#### [YOUR INSTRUCTIONS]
Up to and including the line containing "63.6, 65.8, 65.3]", please reproduce the lines of the listing below, starting from the top.
begin DATA BLOCK
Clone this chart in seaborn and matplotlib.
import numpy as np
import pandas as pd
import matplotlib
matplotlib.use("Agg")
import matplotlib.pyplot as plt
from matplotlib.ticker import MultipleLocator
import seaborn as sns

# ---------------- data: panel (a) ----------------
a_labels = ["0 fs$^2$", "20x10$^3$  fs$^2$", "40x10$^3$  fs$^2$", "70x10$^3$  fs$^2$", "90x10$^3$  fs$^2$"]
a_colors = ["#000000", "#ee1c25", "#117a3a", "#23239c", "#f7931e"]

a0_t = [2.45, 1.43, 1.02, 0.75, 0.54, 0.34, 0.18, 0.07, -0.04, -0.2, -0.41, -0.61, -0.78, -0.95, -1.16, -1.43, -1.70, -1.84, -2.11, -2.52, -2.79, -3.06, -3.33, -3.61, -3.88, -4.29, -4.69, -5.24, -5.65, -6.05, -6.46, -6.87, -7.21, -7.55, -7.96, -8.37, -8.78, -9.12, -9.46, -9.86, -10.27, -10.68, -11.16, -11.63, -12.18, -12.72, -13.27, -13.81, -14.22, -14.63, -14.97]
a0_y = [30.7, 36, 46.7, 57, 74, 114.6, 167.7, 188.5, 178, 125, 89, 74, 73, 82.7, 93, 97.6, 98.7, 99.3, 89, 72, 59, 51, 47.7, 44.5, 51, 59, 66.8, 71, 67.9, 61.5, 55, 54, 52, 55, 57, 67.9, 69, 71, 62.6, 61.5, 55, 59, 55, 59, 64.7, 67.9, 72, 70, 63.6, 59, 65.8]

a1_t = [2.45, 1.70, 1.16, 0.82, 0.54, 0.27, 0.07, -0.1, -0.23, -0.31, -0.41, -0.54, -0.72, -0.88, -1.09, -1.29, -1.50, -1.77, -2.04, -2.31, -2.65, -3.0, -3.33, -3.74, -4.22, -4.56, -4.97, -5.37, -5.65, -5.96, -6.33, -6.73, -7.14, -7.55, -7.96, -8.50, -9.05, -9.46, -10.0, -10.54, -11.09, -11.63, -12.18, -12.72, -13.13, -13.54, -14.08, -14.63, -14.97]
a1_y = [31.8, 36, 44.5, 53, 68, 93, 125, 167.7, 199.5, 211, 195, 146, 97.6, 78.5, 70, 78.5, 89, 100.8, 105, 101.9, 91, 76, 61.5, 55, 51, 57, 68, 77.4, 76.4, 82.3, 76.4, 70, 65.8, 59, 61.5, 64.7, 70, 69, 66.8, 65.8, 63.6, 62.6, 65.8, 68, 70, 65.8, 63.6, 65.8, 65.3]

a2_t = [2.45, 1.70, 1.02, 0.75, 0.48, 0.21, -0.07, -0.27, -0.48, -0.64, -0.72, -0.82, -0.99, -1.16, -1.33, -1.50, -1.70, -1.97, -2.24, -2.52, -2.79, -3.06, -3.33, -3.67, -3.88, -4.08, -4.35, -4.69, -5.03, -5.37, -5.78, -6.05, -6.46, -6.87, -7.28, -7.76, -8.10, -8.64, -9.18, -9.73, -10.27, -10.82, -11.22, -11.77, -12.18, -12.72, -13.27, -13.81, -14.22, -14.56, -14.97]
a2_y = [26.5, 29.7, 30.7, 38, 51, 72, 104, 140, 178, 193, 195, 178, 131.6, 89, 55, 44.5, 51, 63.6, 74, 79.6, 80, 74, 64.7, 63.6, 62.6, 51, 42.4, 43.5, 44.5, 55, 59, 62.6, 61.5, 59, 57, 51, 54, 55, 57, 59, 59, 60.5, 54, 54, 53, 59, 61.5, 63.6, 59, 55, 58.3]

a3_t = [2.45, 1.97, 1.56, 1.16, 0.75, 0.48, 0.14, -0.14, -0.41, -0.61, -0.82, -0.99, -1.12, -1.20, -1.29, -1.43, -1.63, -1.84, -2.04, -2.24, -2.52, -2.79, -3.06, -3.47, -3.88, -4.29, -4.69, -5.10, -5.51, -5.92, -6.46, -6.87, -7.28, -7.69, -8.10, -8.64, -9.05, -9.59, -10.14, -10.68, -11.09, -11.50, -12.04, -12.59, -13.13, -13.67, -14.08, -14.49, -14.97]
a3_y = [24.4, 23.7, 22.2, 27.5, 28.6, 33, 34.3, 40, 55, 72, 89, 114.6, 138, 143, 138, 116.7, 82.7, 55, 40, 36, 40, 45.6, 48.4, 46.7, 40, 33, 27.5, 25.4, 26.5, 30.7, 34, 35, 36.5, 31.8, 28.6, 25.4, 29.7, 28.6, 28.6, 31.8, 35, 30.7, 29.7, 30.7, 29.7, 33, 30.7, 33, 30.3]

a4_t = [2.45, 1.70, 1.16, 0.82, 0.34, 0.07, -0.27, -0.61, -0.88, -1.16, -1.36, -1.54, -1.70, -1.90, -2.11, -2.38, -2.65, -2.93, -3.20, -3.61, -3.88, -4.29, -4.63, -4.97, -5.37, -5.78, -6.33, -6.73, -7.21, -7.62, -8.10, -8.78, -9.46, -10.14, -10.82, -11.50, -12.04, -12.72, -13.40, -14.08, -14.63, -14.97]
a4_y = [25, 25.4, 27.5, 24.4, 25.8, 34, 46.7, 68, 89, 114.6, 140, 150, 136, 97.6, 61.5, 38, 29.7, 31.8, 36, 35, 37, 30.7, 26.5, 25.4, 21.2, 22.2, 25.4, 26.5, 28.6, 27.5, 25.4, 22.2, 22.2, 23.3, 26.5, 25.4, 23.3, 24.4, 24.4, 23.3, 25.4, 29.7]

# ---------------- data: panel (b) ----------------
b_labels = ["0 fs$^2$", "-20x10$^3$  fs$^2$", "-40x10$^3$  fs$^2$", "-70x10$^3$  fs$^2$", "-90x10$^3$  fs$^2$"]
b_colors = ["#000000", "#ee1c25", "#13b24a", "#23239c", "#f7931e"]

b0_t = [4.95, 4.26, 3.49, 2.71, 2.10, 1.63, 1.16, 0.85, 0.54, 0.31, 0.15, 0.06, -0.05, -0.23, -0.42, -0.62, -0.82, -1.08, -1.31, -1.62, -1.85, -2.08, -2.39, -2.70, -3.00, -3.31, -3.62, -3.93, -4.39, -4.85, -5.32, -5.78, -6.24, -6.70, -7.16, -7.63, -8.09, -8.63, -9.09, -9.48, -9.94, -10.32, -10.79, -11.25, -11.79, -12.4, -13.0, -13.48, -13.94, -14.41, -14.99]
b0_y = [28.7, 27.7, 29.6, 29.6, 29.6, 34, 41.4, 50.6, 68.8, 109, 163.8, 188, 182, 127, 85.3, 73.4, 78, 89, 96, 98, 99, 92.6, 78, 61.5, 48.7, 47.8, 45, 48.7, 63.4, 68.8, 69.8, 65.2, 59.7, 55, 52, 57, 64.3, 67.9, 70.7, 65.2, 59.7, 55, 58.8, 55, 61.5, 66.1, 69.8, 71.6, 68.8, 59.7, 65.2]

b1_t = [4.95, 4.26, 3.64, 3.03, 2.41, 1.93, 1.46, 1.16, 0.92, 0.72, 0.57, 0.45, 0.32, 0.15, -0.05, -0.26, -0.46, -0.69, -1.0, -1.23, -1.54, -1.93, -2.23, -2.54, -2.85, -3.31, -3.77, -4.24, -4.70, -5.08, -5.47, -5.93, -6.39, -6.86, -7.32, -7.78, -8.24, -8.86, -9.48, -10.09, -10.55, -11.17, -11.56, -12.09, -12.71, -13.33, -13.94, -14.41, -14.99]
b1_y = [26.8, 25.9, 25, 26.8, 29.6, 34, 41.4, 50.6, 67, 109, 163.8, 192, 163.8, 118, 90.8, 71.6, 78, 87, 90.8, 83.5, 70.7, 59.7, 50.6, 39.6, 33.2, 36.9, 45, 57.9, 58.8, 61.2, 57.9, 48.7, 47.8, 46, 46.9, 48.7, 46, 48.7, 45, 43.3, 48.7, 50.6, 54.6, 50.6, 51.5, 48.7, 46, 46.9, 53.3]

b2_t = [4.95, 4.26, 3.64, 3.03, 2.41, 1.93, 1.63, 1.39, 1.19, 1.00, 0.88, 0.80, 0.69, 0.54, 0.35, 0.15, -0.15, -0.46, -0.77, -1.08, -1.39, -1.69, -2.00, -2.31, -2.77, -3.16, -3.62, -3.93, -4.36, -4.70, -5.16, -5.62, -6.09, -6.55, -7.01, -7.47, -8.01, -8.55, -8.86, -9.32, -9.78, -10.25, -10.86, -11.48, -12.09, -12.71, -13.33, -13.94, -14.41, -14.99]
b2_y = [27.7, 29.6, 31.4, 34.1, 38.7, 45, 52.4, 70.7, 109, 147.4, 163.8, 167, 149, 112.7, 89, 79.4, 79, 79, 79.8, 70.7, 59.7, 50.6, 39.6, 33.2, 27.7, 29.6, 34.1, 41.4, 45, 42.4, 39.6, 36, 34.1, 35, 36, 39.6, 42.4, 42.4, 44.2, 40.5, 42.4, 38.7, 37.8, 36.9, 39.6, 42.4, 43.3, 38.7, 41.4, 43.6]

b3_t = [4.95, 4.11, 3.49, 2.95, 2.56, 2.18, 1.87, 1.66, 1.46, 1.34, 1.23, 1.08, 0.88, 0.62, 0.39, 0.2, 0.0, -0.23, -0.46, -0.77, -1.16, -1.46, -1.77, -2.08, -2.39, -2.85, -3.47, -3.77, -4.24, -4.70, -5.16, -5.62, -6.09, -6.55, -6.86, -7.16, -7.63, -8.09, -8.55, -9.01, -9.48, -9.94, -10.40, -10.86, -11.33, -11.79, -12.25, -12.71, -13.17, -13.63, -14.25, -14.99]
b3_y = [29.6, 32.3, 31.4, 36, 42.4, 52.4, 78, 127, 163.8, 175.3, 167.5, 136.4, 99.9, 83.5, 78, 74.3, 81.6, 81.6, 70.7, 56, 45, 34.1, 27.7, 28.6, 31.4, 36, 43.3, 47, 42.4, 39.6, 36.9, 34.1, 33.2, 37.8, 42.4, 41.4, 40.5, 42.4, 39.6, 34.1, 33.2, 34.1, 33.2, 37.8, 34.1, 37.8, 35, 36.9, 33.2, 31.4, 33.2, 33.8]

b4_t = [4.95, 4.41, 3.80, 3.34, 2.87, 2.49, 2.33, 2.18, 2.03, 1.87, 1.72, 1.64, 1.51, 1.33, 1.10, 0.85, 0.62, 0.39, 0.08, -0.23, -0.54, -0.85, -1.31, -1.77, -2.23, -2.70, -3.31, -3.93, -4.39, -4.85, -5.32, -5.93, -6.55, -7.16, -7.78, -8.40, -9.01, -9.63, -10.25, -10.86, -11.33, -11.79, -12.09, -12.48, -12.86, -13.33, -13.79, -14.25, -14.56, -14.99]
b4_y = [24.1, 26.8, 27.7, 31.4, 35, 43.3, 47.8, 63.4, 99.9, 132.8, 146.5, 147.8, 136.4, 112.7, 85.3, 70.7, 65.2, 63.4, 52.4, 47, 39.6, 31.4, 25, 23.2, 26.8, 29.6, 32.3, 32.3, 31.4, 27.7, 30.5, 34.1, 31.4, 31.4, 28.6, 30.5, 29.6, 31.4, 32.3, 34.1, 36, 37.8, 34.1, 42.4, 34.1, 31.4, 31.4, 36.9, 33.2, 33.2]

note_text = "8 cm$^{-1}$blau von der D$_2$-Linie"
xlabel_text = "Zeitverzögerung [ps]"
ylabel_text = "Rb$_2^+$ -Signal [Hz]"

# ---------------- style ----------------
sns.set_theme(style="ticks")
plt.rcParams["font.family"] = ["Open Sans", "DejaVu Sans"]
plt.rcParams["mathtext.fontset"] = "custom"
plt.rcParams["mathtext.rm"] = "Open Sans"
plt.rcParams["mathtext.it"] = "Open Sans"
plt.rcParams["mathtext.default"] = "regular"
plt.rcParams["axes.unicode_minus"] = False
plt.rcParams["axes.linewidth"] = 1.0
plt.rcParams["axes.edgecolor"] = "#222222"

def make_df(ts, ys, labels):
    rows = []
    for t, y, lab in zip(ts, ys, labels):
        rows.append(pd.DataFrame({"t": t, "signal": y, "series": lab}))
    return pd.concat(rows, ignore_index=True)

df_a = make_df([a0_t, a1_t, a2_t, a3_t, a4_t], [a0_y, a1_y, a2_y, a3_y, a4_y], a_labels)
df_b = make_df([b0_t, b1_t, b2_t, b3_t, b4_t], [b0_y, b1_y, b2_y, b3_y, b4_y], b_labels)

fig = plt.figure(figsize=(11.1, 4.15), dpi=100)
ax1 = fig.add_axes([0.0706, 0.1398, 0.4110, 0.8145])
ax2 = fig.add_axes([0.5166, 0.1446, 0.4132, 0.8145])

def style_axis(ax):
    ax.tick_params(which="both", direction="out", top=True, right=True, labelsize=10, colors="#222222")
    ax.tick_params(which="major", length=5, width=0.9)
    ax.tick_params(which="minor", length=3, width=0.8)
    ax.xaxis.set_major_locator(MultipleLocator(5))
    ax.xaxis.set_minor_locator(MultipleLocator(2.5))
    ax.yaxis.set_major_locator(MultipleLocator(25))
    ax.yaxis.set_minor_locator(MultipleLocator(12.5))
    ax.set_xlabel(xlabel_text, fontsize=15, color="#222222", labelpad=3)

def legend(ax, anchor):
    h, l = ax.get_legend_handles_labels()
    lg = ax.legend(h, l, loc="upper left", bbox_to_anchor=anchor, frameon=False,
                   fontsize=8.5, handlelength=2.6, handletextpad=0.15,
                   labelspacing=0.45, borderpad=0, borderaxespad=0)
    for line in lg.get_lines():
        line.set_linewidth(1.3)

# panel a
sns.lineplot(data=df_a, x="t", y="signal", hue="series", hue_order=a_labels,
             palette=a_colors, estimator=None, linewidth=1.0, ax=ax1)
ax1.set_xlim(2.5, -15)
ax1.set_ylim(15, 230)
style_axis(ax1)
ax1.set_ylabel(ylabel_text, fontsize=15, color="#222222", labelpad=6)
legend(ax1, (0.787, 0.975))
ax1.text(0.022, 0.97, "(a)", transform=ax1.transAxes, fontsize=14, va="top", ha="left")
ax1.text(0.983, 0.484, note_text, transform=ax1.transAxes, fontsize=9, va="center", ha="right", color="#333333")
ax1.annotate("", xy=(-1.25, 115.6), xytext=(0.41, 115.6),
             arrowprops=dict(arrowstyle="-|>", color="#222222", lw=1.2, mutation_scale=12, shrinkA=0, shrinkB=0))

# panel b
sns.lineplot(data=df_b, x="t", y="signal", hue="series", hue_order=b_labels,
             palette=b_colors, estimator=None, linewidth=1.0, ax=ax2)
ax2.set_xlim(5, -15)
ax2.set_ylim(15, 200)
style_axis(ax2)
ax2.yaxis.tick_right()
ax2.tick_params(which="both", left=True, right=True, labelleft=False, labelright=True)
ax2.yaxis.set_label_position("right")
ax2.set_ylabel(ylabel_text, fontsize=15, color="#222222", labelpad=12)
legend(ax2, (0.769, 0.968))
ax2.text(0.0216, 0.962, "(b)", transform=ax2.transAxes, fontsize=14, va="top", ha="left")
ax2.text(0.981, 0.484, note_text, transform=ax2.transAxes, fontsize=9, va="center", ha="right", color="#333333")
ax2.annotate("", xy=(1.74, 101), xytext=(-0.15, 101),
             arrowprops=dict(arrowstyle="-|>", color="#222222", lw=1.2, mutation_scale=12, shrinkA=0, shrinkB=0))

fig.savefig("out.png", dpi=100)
end DATA BLOCK
#### [EXERCISE RESULT]
Clone this chart in seaborn and matplotlib.
import numpy as np
import pandas as pd
import matplotlib
matplotlib.use("Agg")
import matplotlib.pyplot as plt
from matplotlib.ticker import MultipleLocator
import seaborn as sns

# ---------------- data: panel (a) ----------------
a_labels = ["0 fs$^2$", "20x10$^3$  fs$^2$", "40x10$^3$  fs$^2$", "70x10$^3$  fs$^2$", "90x10$^3$  fs$^2$"]
a_colors = ["#000000", "#ee1c25", "#117a3a", "#23239c", "#f7931e"]

a0_t = [2.45, 1.43, 1.02, 0.75, 0.54, 0.34, 0.18, 0.07, -0.04, -0.2, -0.41, -0.61, -0.78, -0.95, -1.16, -1.43, -1.70, -1.84, -2.11, -2.52, -2.79, -3.06, -3.33, -3.61, -3.88, -4.29, -4.69, -5.24, -5.65, -6.05, -6.46, -6.87, -7.21, -7.55, -7.96, -8.37, -8.78, -9.12, -9.46, -9.86, -10.27, -10.68, -11.16, -11.63, -12.18, -12.72, -13.27, -13.81, -14.22, -14.63, -14.97]
a0_y = [30.7, 36, 46.7, 57, 74, 114.6, 167.7, 188.5, 178, 125, 89, 74, 73, 82.7, 93, 97.6, 98.7, 99.3, 89, 72, 59, 51, 47.7, 44.5, 51, 59, 66.8, 71, 67.9, 61.5, 55, 54, 52, 55, 57, 67.9, 69, 71, 62.6, 61.5, 55, 59, 55, 59, 64.7, 67.9, 72, 70, 63.6, 59, 65.8]

a1_t = [2.45, 1.70, 1.16, 0.82, 0.54, 0.27, 0.07, -0.1, -0.23, -0.31, -0.41, -0.54, -0.72, -0.88, -1.09, -1.29, -1.50, -1.77, -2.04, -2.31, -2.65, -3.0, -3.33, -3.74, -4.22, -4.56, -4.97, -5.37, -5.65, -5.96, -6.33, -6.73, -7.14, -7.55, -7.96, -8.50, -9.05, -9.46, -10.0, -10.54, -11.09, -11.63, -12.18, -12.72, -13.13, -13.54, -14.08, -14.63, -14.97]
a1_y = [31.8, 36, 44.5, 53, 68, 93, 125, 167.7, 199.5, 211, 195, 146, 97.6, 78.5, 70, 78.5, 89, 100.8, 105, 101.9, 91, 76, 61.5, 55, 51, 57, 68, 77.4, 76.4, 82.3, 76.4, 70, 65.8, 59, 61.5, 64.7, 70, 69, 66.8, 65.8, 63.6, 62.6, 65.8, 68, 70, 65.8, 63.6, 65.8, 65.3]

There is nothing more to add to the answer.